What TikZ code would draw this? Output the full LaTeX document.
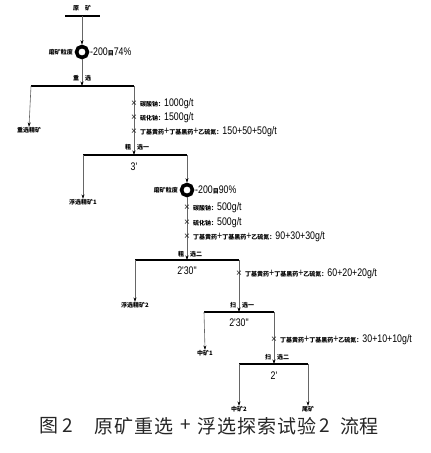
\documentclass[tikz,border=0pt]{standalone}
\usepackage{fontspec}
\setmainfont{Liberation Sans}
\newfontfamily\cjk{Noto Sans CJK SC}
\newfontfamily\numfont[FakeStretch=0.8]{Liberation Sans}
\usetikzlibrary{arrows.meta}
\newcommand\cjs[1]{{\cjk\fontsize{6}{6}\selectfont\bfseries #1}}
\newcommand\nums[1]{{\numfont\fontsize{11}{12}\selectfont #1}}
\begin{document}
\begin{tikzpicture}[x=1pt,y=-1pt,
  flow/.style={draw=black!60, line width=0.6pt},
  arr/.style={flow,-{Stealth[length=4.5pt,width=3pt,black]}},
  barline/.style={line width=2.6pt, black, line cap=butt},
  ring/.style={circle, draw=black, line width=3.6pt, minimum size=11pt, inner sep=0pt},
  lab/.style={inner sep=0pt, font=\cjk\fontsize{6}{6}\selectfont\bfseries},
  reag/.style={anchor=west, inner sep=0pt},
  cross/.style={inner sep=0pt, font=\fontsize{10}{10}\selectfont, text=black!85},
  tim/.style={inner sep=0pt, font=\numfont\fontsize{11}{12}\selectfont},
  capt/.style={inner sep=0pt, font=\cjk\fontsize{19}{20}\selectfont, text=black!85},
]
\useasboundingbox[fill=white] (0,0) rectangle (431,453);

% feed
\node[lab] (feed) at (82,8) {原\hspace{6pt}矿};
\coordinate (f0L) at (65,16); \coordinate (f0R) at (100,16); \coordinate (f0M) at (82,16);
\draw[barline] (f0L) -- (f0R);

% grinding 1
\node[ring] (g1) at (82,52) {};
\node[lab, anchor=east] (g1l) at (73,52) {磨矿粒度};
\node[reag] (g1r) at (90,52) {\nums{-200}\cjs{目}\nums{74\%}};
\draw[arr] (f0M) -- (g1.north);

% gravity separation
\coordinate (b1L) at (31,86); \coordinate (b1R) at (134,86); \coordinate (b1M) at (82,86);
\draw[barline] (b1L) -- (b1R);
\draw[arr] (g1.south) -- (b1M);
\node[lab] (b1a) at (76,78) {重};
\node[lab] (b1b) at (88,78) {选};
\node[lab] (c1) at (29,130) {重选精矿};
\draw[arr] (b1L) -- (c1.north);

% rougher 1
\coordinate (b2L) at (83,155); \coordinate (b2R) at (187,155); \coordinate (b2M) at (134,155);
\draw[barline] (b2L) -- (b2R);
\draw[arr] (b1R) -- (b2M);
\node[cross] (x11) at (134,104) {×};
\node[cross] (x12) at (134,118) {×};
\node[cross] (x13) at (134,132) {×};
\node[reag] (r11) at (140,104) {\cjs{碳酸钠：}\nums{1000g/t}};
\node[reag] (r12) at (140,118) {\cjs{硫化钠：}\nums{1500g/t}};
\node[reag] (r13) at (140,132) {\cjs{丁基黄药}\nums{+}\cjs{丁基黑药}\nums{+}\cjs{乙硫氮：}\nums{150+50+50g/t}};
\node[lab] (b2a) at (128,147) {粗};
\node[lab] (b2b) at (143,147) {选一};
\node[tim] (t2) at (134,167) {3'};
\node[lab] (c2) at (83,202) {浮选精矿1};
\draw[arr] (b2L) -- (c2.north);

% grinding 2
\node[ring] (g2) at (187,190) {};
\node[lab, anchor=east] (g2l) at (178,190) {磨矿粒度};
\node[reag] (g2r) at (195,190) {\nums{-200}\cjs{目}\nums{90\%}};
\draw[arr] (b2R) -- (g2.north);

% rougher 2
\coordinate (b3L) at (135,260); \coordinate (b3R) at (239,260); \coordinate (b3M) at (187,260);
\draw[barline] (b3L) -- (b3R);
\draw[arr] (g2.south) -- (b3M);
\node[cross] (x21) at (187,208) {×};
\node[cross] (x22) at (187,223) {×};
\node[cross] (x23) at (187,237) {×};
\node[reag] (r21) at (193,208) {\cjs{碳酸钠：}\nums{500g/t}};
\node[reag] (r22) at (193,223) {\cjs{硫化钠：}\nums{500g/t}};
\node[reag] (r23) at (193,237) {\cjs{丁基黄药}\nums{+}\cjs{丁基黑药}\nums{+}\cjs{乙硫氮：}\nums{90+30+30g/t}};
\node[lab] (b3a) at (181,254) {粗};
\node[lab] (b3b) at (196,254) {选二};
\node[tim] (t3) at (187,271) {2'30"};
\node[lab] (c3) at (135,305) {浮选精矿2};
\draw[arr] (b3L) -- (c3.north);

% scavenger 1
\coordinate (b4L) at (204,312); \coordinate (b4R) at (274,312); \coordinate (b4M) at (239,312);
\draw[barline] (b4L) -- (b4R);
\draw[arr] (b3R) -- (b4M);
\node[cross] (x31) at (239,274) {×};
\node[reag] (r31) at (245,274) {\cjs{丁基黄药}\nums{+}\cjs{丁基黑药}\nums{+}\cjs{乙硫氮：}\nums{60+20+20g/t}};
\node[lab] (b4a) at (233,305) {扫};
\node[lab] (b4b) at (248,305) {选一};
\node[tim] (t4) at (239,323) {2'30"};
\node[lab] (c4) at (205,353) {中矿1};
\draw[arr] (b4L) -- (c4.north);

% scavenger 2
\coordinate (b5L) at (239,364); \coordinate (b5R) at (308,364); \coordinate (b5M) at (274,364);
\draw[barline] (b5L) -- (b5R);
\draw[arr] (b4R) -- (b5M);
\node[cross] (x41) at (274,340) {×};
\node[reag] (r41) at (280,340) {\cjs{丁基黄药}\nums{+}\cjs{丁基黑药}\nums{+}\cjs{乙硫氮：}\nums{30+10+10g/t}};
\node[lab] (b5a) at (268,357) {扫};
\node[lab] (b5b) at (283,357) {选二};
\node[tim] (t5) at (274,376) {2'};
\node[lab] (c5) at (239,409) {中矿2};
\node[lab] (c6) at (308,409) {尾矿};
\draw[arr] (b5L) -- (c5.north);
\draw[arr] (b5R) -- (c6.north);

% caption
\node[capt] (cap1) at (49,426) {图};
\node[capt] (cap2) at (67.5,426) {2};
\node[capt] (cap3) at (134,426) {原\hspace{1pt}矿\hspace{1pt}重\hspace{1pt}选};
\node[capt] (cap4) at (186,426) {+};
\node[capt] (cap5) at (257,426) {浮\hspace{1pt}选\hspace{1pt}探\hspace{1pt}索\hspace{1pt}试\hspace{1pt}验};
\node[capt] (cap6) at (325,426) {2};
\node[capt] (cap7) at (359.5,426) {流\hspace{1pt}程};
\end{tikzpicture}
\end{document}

_ _ _ _ _

- **Set problem**
Write out the full set of lines verbatim, without the pictures.

- **Reply to the task**
What TikZ code would draw this? Output the full LaTeX document.
\documentclass[tikz,border=0pt]{standalone}
\usepackage{fontspec}
\setmainfont{Liberation Sans}
\newfontfamily\cjk{Noto Sans CJK SC}
\newfontfamily\numfont[FakeStretch=0.8]{Liberation Sans}
\usetikzlibrary{arrows.meta}
\newcommand\cjs[1]{{\cjk\fontsize{6}{6}\selectfont\bfseries #1}}
\newcommand\nums[1]{{\numfont\fontsize{11}{12}\selectfont #1}}
\begin{document}
\begin{tikzpicture}[x=1pt,y=-1pt,
  flow/.style={draw=black!60, line width=0.6pt},
  arr/.style={flow,-{Stealth[length=4.5pt,width=3pt,black]}},
  barline/.style={line width=2.6pt, black, line cap=butt},
  ring/.style={circle, draw=black, line width=3.6pt, minimum size=11pt, inner sep=0pt},
  lab/.style={inner sep=0pt, font=\cjk\fontsize{6}{6}\selectfont\bfseries},
  reag/.style={anchor=west, inner sep=0pt},
  cross/.style={inner sep=0pt, font=\fontsize{10}{10}\selectfont, text=black!85},
  tim/.style={inner sep=0pt, font=\numfont\fontsize{11}{12}\selectfont},
  capt/.style={inner sep=0pt, font=\cjk\fontsize{19}{20}\selectfont, text=black!85},
]
\useasboundingbox[fill=white] (0,0) rectangle (431,453);

% feed
\node[lab] (feed) at (82,8) {原\hspace{6pt}矿};
\coordinate (f0L) at (65,16); \coordinate (f0R) at (100,16); \coordinate (f0M) at (82,16);
\draw[barline] (f0L) -- (f0R);

% grinding 1
\node[ring] (g1) at (82,52) {};
\node[lab, anchor=east] (g1l) at (73,52) {磨矿粒度};
\node[reag] (g1r) at (90,52) {\nums{-200}\cjs{目}\nums{74\%}};
\draw[arr] (f0M) -- (g1.north);

% gravity separation
\coordinate (b1L) at (31,86); \coordinate (b1R) at (134,86); \coordinate (b1M) at (82,86);
\draw[barline] (b1L) -- (b1R);
\draw[arr] (g1.south) -- (b1M);
\node[lab] (b1a) at (76,78) {重};
\node[lab] (b1b) at (88,78) {选};
\node[lab] (c1) at (29,130) {重选精矿};
\draw[arr] (b1L) -- (c1.north);

% rougher 1
\coordinate (b2L) at (83,155); \coordinate (b2R) at (187,155); \coordinate (b2M) at (134,155);
\draw[barline] (b2L) -- (b2R);
\draw[arr] (b1R) -- (b2M);
\node[cross] (x11) at (134,104) {×};
\node[cross] (x12) at (134,118) {×};
\node[cross] (x13) at (134,132) {×};
\node[reag] (r11) at (140,104) {\cjs{碳酸钠：}\nums{1000g/t}};
\node[reag] (r12) at (140,118) {\cjs{硫化钠：}\nums{1500g/t}};
\node[reag] (r13) at (140,132) {\cjs{丁基黄药}\nums{+}\cjs{丁基黑药}\nums{+}\cjs{乙硫氮：}\nums{150+50+50g/t}};
\node[lab] (b2a) at (128,147) {粗};
\node[lab] (b2b) at (143,147) {选一};
\node[tim] (t2) at (134,167) {3'};
\node[lab] (c2) at (83,202) {浮选精矿1};
\draw[arr] (b2L) -- (c2.north);

% grinding 2
\node[ring] (g2) at (187,190) {};
\node[lab, anchor=east] (g2l) at (178,190) {磨矿粒度};
\node[reag] (g2r) at (195,190) {\nums{-200}\cjs{目}\nums{90\%}};
\draw[arr] (b2R) -- (g2.north);

% rougher 2
\coordinate (b3L) at (135,260); \coordinate (b3R) at (239,260); \coordinate (b3M) at (187,260);
\draw[barline] (b3L) -- (b3R);
\draw[arr] (g2.south) -- (b3M);
\node[cross] (x21) at (187,208) {×};
\node[cross] (x22) at (187,223) {×};
\node[cross] (x23) at (187,237) {×};
\node[reag] (r21) at (193,208) {\cjs{碳酸钠：}\nums{500g/t}};
\node[reag] (r22) at (193,223) {\cjs{硫化钠：}\nums{500g/t}};
\node[reag] (r23) at (193,237) {\cjs{丁基黄药}\nums{+}\cjs{丁基黑药}\nums{+}\cjs{乙硫氮：}\nums{90+30+30g/t}};
\node[lab] (b3a) at (181,254) {粗};
\node[lab] (b3b) at (196,254) {选二};
\node[tim] (t3) at (187,271) {2'30"};
\node[lab] (c3) at (135,305) {浮选精矿2};
\draw[arr] (b3L) -- (c3.north);

% scavenger 1
\coordinate (b4L) at (204,312); \coordinate (b4R) at (274,312); \coordinate (b4M) at (239,312);
\draw[barline] (b4L) -- (b4R);
\draw[arr] (b3R) -- (b4M);
\node[cross] (x31) at (239,274) {×};
\node[reag] (r31) at (245,274) {\cjs{丁基黄药}\nums{+}\cjs{丁基黑药}\nums{+}\cjs{乙硫氮：}\nums{60+20+20g/t}};
\node[lab] (b4a) at (233,305) {扫};
\node[lab] (b4b) at (248,305) {选一};
\node[tim] (t4) at (239,323) {2'30"};
\node[lab] (c4) at (205,353) {中矿1};
\draw[arr] (b4L) -- (c4.north);

% scavenger 2
\coordinate (b5L) at (239,364); \coordinate (b5R) at (308,364); \coordinate (b5M) at (274,364);
\draw[barline] (b5L) -- (b5R);
\draw[arr] (b4R) -- (b5M);
\node[cross] (x41) at (274,340) {×};
\node[reag] (r41) at (280,340) {\cjs{丁基黄药}\nums{+}\cjs{丁基黑药}\nums{+}\cjs{乙硫氮：}\nums{30+10+10g/t}};
\node[lab] (b5a) at (268,357) {扫};
\node[lab] (b5b) at (283,357) {选二};
\node[tim] (t5) at (274,376) {2'};
\node[lab] (c5) at (239,409) {中矿2};
\node[lab] (c6) at (308,409) {尾矿};
\draw[arr] (b5L) -- (c5.north);
\draw[arr] (b5R) -- (c6.north);

% caption
\node[capt] (cap1) at (49,426) {图};
\node[capt] (cap2) at (67.5,426) {2};
\node[capt] (cap3) at (134,426) {原\hspace{1pt}矿\hspace{1pt}重\hspace{1pt}选};
\node[capt] (cap4) at (186,426) {+};
\node[capt] (cap5) at (257,426) {浮\hspace{1pt}选\hspace{1pt}探\hspace{1pt}索\hspace{1pt}试\hspace{1pt}验};
\node[capt] (cap6) at (325,426) {2};
\node[capt] (cap7) at (359.5,426) {流\hspace{1pt}程};
\end{tikzpicture}
\end{document}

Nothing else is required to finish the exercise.